This week’s interview is with the ever inspirational Kelly Ferry. Kelly lives in northeast Ohio with her husband and two children, where she is market manager for a mid-sized year-round producers only farmers market that is starting its 20th season. She’s also an avid gardener obsessed with leafy greens, and with turning her property into an edible forest, from which she hopes to supplement food costs for the vegetarian cafe she’s working on opening with a friend in their downtown. She thinks out loud at Kitchen Garden Table.
1) How long have you been canning and how did you learn?
I started canning 18 years ago, when my son was just a toddler. I taught myself with the help of my best friend, who also has a son the same age. We both put in gardens and worked in them together, and visited a local organic farm to buy larger quantities – wanting to preserve the flavors of the season and to save money. I remember my mom making batches of bread & butter pickles when I was a kid, and thinking, as I ran my fingers across the neat row of bright jars, that one day I would make my own.
2) Tell us about your canning philosophy. What inspires and motivates you to practice this art?

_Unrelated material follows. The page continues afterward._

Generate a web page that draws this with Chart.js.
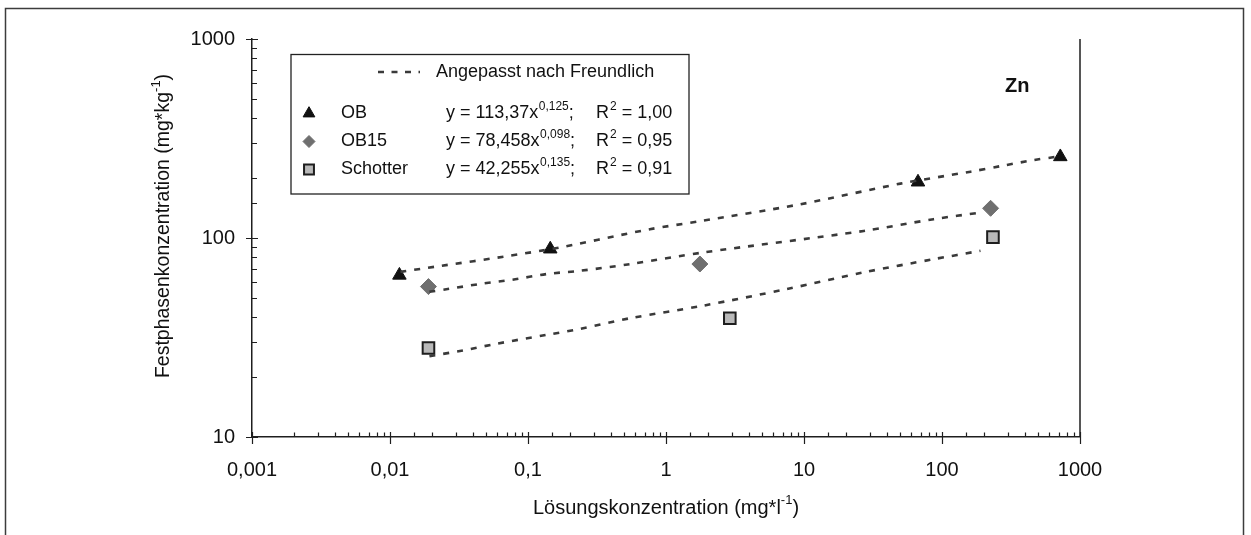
<!DOCTYPE html>
<html>
<head>
<meta charset="utf-8">
<title>Zn – Freundlich-Isothermen</title>
<script src="https://cdn.jsdelivr.net/npm/chart.js@4/dist/chart.umd.min.js"></script>
<style>
  html, body { margin: 0; padding: 0; background: #fff; }
  #wrap { width: 1251px; height: 535px; position: relative; }
  canvas { display: block; }
</style>
</head>
<body>
<div id="wrap"><canvas id="c" width="1251" height="535"></canvas></div>
<script>
// Messwerte: Lösungskonzentration (mg/l) und Festphasenkonzentration (mg/kg)
const obX = [0.0117, 0.145, 67, 720];
const obY = [65, 88, 191, 256];
const ob15X = [0.019, 1.76, 225];
const ob15Y = [57, 74, 141];
const schotterX = [0.019, 2.9, 234];
const schotterY = [28, 39.5, 101];

// Angepasste Kurven nach Freundlich (gestrichelt)
const obFitX = [0.0119, 0.136, 0.764, 1.76, 9.39, 50.0, 161, 266, 462, 667];
const obFitY = [67.6, 87.2, 110.7, 121.4, 147.7, 187.6, 215.4, 229.8, 246.3, 255.6];
const ob15FitX = [0.0193, 0.0262, 0.0445, 0.0773, 0.136, 0.237, 0.547, 1.86, 27.1, 86.8, 190];
const ob15FitY = [53.7, 55.4, 58.7, 61.7, 65.9, 68.4, 73.9, 84.6, 108.5, 124.3, 134.2];
const schotterFitX = [0.0193, 0.0337, 0.0589, 0.136, 0.237, 0.547, 1.86, 7.51, 27.1, 87.2, 190];
const schotterFitY = [25.5, 27.2, 29.4, 32.6, 34.9, 39.5, 45.7, 55.4, 67.2, 78.3, 86.2];

// Achsenbeschriftung
const xTickLabels = ['0,001', '0,01', '0,1', '1', '10', '100', '1000'];
const yTickLabels = ['10', '100', '1000'];
const xRange = [0.001, 1000];
const yRange = [10, 1000];

// Legendentexte
const fitLabel = 'Angepasst nach Freundlich';
const seriesNames = ['OB', 'OB15', 'Schotter'];
const eqA = ['113,37', '78,458', '42,255'];
const eqB = ['0,125', '0,098', '0,135'];
const r2 = ['1,00', '0,95', '0,91'];
const elementLabel = 'Zn';

const FONT = '"Liberation Sans", Arial, Helvetica, sans-serif';
const zip = (xs, ys) => xs.map((x, i) => ({ x, y: ys[i] }));

function decadeLabel(v, labels, min) {
  const e = Math.log10(v);
  if (Math.abs(e - Math.round(e)) > 1e-6) return '';
  const idx = Math.round(e - Math.log10(min));
  return labels[idx] !== undefined ? labels[idx] : '';
}

const fitStyle = {
  type: 'line', showLine: true, pointRadius: 0, borderColor: '#3a3a3a',
  borderWidth: 2.6, borderDash: [6, 8], fill: false, tension: 0.3
};

const markers = [
  { pointStyle: 'triangle', radius: 7.8, bg: '#111111', border: '#111111', bw: 1 },
  { pointStyle: 'rectRot', radius: 8, bg: '#6f6f6f', border: '#6f6f6f', bw: 1 },
  { pointStyle: 'rect', radius: 8.2, bg: '#b9b9b9', border: '#1e1e1e', bw: 2 }
];

function pointSet(label, data, m) {
  return {
    type: 'scatter', label, data, showLine: false,
    pointStyle: m.pointStyle, pointRadius: m.radius, pointBackgroundColor: m.bg,
    pointBorderColor: m.border, pointBorderWidth: m.bw
  };
}

// Rahmen, Teilstriche, Legende, Achsentitel
const decor = {
  id: 'decor',
  afterDraw(chart) {
    const { ctx, chartArea: a, scales } = chart;
    const xs = scales.x, ys = scales.y;
    ctx.save();

    // äußerer Rahmen
    ctx.strokeStyle = '#3c3c3c';
    ctx.lineWidth = 1.5;
    ctx.beginPath();
    ctx.moveTo(5.5, 540); ctx.lineTo(5.5, 8.5); ctx.lineTo(1243.5, 8.5); ctx.lineTo(1243.5, 540);
    ctx.stroke();

    // rechte Begrenzung des Diagramms
    ctx.strokeStyle = '#1e1e1e';
    ctx.lineWidth = 1.5;
    ctx.beginPath();
    ctx.moveTo(a.right, a.top); ctx.lineTo(a.right, a.bottom);
    ctx.stroke();

    // Teilstriche
    ctx.lineWidth = 1.2;
    ctx.beginPath();
    xs.ticks.forEach(t => {
      const px = Math.round(xs.getPixelForValue(t.value)) + 0.5;
      const major = decadeLabel(t.value, xTickLabels, xRange[0]) !== '';
      if (major) { ctx.moveTo(px, a.bottom - 5); ctx.lineTo(px, a.bottom + 7); }
      else { ctx.moveTo(px, a.bottom); ctx.lineTo(px, a.bottom - 4.5); }
    });
    ys.ticks.forEach(t => {
      const py = Math.round(ys.getPixelForValue(t.value)) + 0.5;
      const major = decadeLabel(t.value, yTickLabels, yRange[0]) !== '';
      if (major) { ctx.moveTo(a.left - 6, py); ctx.lineTo(a.left + 6, py); }
      else { ctx.moveTo(a.left, py); ctx.lineTo(a.left + 5, py); }
    });
    ctx.stroke();

    // Element
    ctx.fillStyle = '#111';
    ctx.font = 'bold 20px ' + FONT;
    ctx.textAlign = 'left';
    ctx.textBaseline = 'middle';
    ctx.fillText(elementLabel, 1005, 86);

    // Legende
    const L = { x: 291, y: 54.5, w: 398, h: 139.5 };
    ctx.fillStyle = '#fff';
    ctx.fillRect(L.x, L.y, L.w, L.h);
    ctx.strokeStyle = '#222';
    ctx.lineWidth = 1.3;
    ctx.strokeRect(L.x, L.y, L.w, L.h);

    ctx.strokeStyle = '#3a3a3a';
    ctx.lineWidth = 2.6;
    ctx.setLineDash([6, 7.5]);
    ctx.beginPath(); ctx.moveTo(378, 72); ctx.lineTo(420, 72); ctx.stroke();
    ctx.setLineDash([]);

    ctx.fillStyle = '#111';
    ctx.font = '18px ' + FONT;
    ctx.textBaseline = 'middle';
    ctx.fillText(fitLabel, 436, 72);

    const rows = [113.5, 141.5, 169.5];
    const legendMarks = [
      { style: 'triangle', r: 6.8 },
      { style: 'rectRot', r: 6 },
      { style: 'rect', r: 7 }
    ];
    rows.forEach((ry, i) => {
      const m = markers[i];
      ctx.fillStyle = m.bg; ctx.strokeStyle = m.border; ctx.lineWidth = m.bw;
      Chart.helpers.drawPoint(ctx, { pointStyle: legendMarks[i].style, radius: legendMarks[i].r, borderWidth: m.bw, rotation: 0 }, 309, ry);
      ctx.fillStyle = '#111';
      ctx.font = '18px ' + FONT;
      ctx.fillText(seriesNames[i], 341, ry);
      // y = a·x^b;  R² = ...
      let x = 446;
      const base = 'y = ' + eqA[i] + 'x';
      ctx.fillText(base, x, ry);
      x += ctx.measureText(base).width;
      ctx.font = '12px ' + FONT;
      ctx.fillText(eqB[i], x + 0.5, ry - 7);
      x += ctx.measureText(eqB[i]).width + 0.5;
      ctx.font = '18px ' + FONT;
      ctx.fillText(';', x, ry);
      let rx = 596;
      ctx.fillText('R', rx, ry);
      rx += ctx.measureText('R').width + 1;
      ctx.font = '12px ' + FONT;
      ctx.fillText('2', rx, ry - 7);
      rx += ctx.measureText('2').width;
      ctx.font = '18px ' + FONT;
      ctx.fillText(' = ' + r2[i], rx, ry);
    });

    // Achsentitel mit Exponenten
    function titleWithSup(parts, cx, cy, rotate, size) {
      ctx.save();
      ctx.translate(cx, cy);
      if (rotate) ctx.rotate(-Math.PI / 2);
      const big = size + 'px ' + FONT, small = Math.round(size * 0.66) + 'px ' + FONT;
      let w = 0;
      parts.forEach(p => { ctx.font = p.sup ? small : big; w += ctx.measureText(p.t).width; });
      let x = -w / 2;
      ctx.fillStyle = '#111';
      ctx.textAlign = 'left';
      ctx.textBaseline = 'middle';
      parts.forEach(p => {
        ctx.font = p.sup ? small : big;
        ctx.fillText(p.t, x, p.sup ? -size * 0.4 : 0);
        x += ctx.measureText(p.t).width;
      });
      ctx.restore();
    }
    titleWithSup([{ t: 'Lösungskonzentration (mg*l' }, { t: '-1', sup: true }, { t: ')' }],
      (a.left + a.right) / 2, 508, false, 20);
    titleWithSup([{ t: 'Festphasenkonzentration (mg*kg' }, { t: '-1', sup: true }, { t: ')' }],
      164, 226, true, 19.5);

    ctx.restore();
  }
};

new Chart(document.getElementById('c'), {
  type: 'scatter',
  data: {
    datasets: [
      Object.assign({ label: 'OB (Freundlich)', data: zip(obFitX, obFitY) }, fitStyle),
      Object.assign({ label: 'OB15 (Freundlich)', data: zip(ob15FitX, ob15FitY) }, fitStyle),
      Object.assign({ label: 'Schotter (Freundlich)', data: zip(schotterFitX, schotterFitY) }, fitStyle),
      pointSet(seriesNames[0], zip(obX, obY), markers[0]),
      pointSet(seriesNames[1], zip(ob15X, ob15Y), markers[1]),
      pointSet(seriesNames[2], zip(schotterX, schotterY), markers[2])
    ]
  },
  options: {
    responsive: false,
    animation: false,
    layout: { padding: { left: 0, right: 171, top: 39, bottom: 0 } },
    plugins: { legend: { display: false }, tooltip: { enabled: false } },
    scales: {
      x: {
        type: 'logarithmic', min: xRange[0], max: xRange[1],
        afterFit(s) { s.height = 98; },
        grid: { display: false, drawTicks: false },
        border: { display: true, color: '#1e1e1e', width: 1.5 },
        ticks: {
          autoSkip: false, maxRotation: 0, padding: 21, color: '#111',
          font: { family: FONT, size: 20 },
          callback: v => decadeLabel(v, xTickLabels, xRange[0])
        }
      },
      y: {
        type: 'logarithmic', min: yRange[0], max: yRange[1],
        afterFit(s) { s.width = 252; },
        grid: { display: false, drawTicks: false },
        border: { display: true, color: '#1e1e1e', width: 1.5 },
        ticks: {
          autoSkip: false, padding: 17, color: '#111',
          font: { family: FONT, size: 20 },
          callback: v => decadeLabel(v, yTickLabels, yRange[0])
        }
      }
    }
  },
  plugins: [decor]
});
</script>
</body>
</html>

It’s all about capturing the magic and flavor of the season. I do less massive batch preserving now than I did when I wasn’t working outside of the home, but I still try to capture as much as possible in small batches, which has allowed me to try many different recipes. I love to eat my garden strawberries while they are ripening – often just standing in the middle of the bed, with the juice running down my chin. I also buy larger amounts from the farmers market so I can I freeze some for winter, and I always make jam. This past year I made a couple of batches of strawberry balsamic jam for the first time, and it’s a huge family favorite. Even though we’ve had a strangely mild winter, and never felt iced in and so far from the bounty of summer, it’s still been such a pleasure to taste the hint of sunshine and soil in that jam.
3) What’s the best piece of advice you would give to new or novice canners? How about advice for the seasoned canner facing burnout?

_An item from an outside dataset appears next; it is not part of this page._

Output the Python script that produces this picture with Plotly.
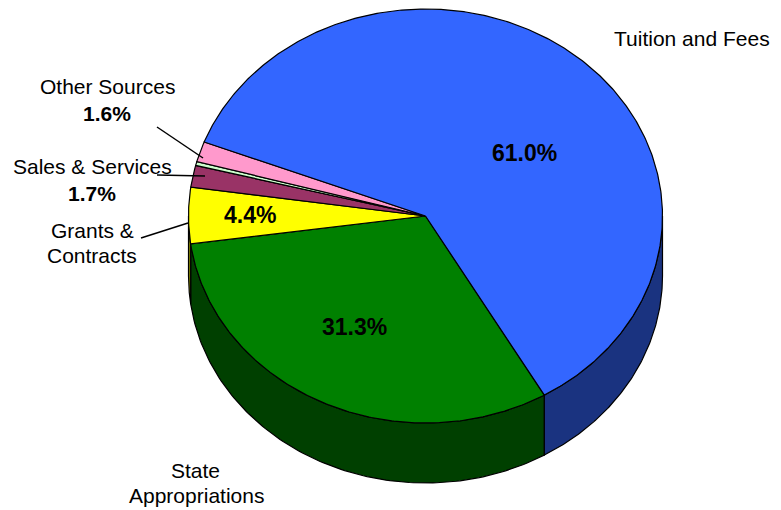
import numpy as np
import plotly.graph_objects as go

# ---- data (clockwise from the Tuition/State boundary) ----
categories = ["State Appropriations", "Grants & Contracts", "Sales & Services",
              "Unlabeled", "Other Sources", "Tuition and Fees"]
values = [31.3, 4.4, 1.7, 0.3, 1.6, 61.0]
top_colors = ["#008000", "#FFFF00", "#993366", "#CCFFCC", "#FF99CC", "#3366FF"]
side_colors = ["#004000", "#808000", "#4D1A33", "#668066", "#804D66", "#1A3380"]

# ---- geometry (pixel-space axes; page body has an 8px margin) ----
W, H = 781, 510
OFF = 8
cx, cy = 425.5, 216.0
rx, ry = 237.0, 207.0
depth = 60.0
start = 59.9  # degrees, screen clockwise from east

def pt(t_deg, dy=0.0):
    t = np.radians(t_deg)
    return cx + rx * np.cos(t), cy + ry * np.sin(t) + dy

total = sum(values)
bounds = [start]
for v in values:
    bounds.append(bounds[-1] + 360.0 * v / total)

fig = go.Figure()

# sides (visible front half: screen angles 0..180 mod 360)
for i, v in enumerate(values):
    a1, a2 = bounds[i], bounds[i + 1]
    for base in (0.0, 360.0):
        s, e = max(a1, base), min(a2, base + 180.0)
        if e - s <= 0.01:
            continue
        ts = np.linspace(s, e, 120)
        xs_top, ys_top = pt(ts)
        xs_bot, ys_bot = pt(ts[::-1], depth)
        xs = np.concatenate([xs_top, xs_bot, xs_top[:1]])
        ys = np.concatenate([ys_top, ys_bot, ys_top[:1]])
        fig.add_trace(go.Scatter(x=xs, y=ys, mode="lines", fill="toself",
                                 fillcolor=side_colors[i],
                                 line=dict(color="black", width=1.2),
                                 hoverinfo="skip", showlegend=False))

# top faces
for i, v in enumerate(values):
    a1, a2 = bounds[i], bounds[i + 1]
    ts = np.linspace(a1, a2, max(8, int((a2 - a1) * 2)))
    xa, ya = pt(ts)
    xs = np.concatenate([[cx], xa, [cx]])
    ys = np.concatenate([[cy], ya, [cy]])
    fig.add_trace(go.Scatter(x=xs, y=ys, mode="lines", fill="toself",
                             fillcolor=top_colors[i],
                             line=dict(color="black", width=1.2),
                             name=categories[i], hoverinfo="name",
                             showlegend=False))

F = "Liberation Sans, Arial, sans-serif"
ann = []
def label(x, y, text, size=21, bold=False):
    ann.append(dict(x=x, y=y, xref="x", yref="y", text=(f"<b>{text}</b>" if bold else text),
                    showarrow=False, font=dict(family=F, size=size, color="black"),
                    xanchor="center", yanchor="middle"))

pct = {c: f"{v:.1f}%" for c, v in zip(categories, values)}
label(524, 153, pct["Tuition and Fees"], 23, True)
label(354, 327, pct["State Appropriations"], 23, True)
label(250, 215, pct["Grants & Contracts"], 23, True)
label(692, 38, "Tuition and Fees")
label(195, 470, "State")
label(196, 495, "Appropriations")
label(92, 230, "Grants &")
label(92, 255, "Contracts")
label(92, 166, "Sales & Services")
label(92, 193, pct["Sales & Services"], 21, True)
label(107, 86, "Other Sources")
label(107, 113, pct["Other Sources"], 21, True)

shapes = [
    dict(type="line", xref="x", yref="y", x0=157, y0=127, x1=203, y1=158,
         line=dict(color="black", width=1.5)),
    dict(type="line", xref="x", yref="y", x0=157, y0=175, x1=205, y1=176,
         line=dict(color="black", width=1.5)),
    dict(type="line", xref="x", yref="y", x0=141, y0=238, x1=188, y1=223,
         line=dict(color="black", width=1.5)),
]

fig.update_layout(
    width=W, height=H, margin=dict(l=0, r=0, t=0, b=0),
    paper_bgcolor="white", plot_bgcolor="white",
    xaxis=dict(range=[OFF, W + OFF], visible=False, fixedrange=True),
    yaxis=dict(range=[H + OFF, OFF], visible=False, fixedrange=True),
    annotations=ann, shapes=shapes, showlegend=False,
)
fig.write_html("out.html")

Read the recipe carefully, several times so you understand all of the steps involved. Prepare your work area so that you can move through the steps without having to go looking for something important like a thermometer, or the jar lifting tongs when you need them immediately. Think carefully about what you will realistically use. One year in the early days, I made 100 jars of dilly beans, and even after giving away dozens as gifts, we still had about 25 jars left over two years later, and they had to be thrown out. When you’re feeling burnout, which is exactly what happened to me when I began working full-time, instead of being at home in the garden and kitchen full-time, move to small batches for a while. There are great books of recipes out there for working in small batches, and it’s a great way to satisfy the need to put food up, and to try new recipes without the half-day investment large batch canning often entails. I did much of my canning in a couple of hours after dinner, or on the weekend this last year.
4) Care to share a favorite canning recipe?
Here’s a link to my favorite Bread and Butter Pickles recipe, along with a couple of other pickles.
This one comes closest to my memory of those beautiful jars of B&Bs my mom made when I was a kid. She didn’t do it every year, maybe two or three times ever, but they made a lasting impression, and bologna and mustard sandwiches without them have never tasted quite right.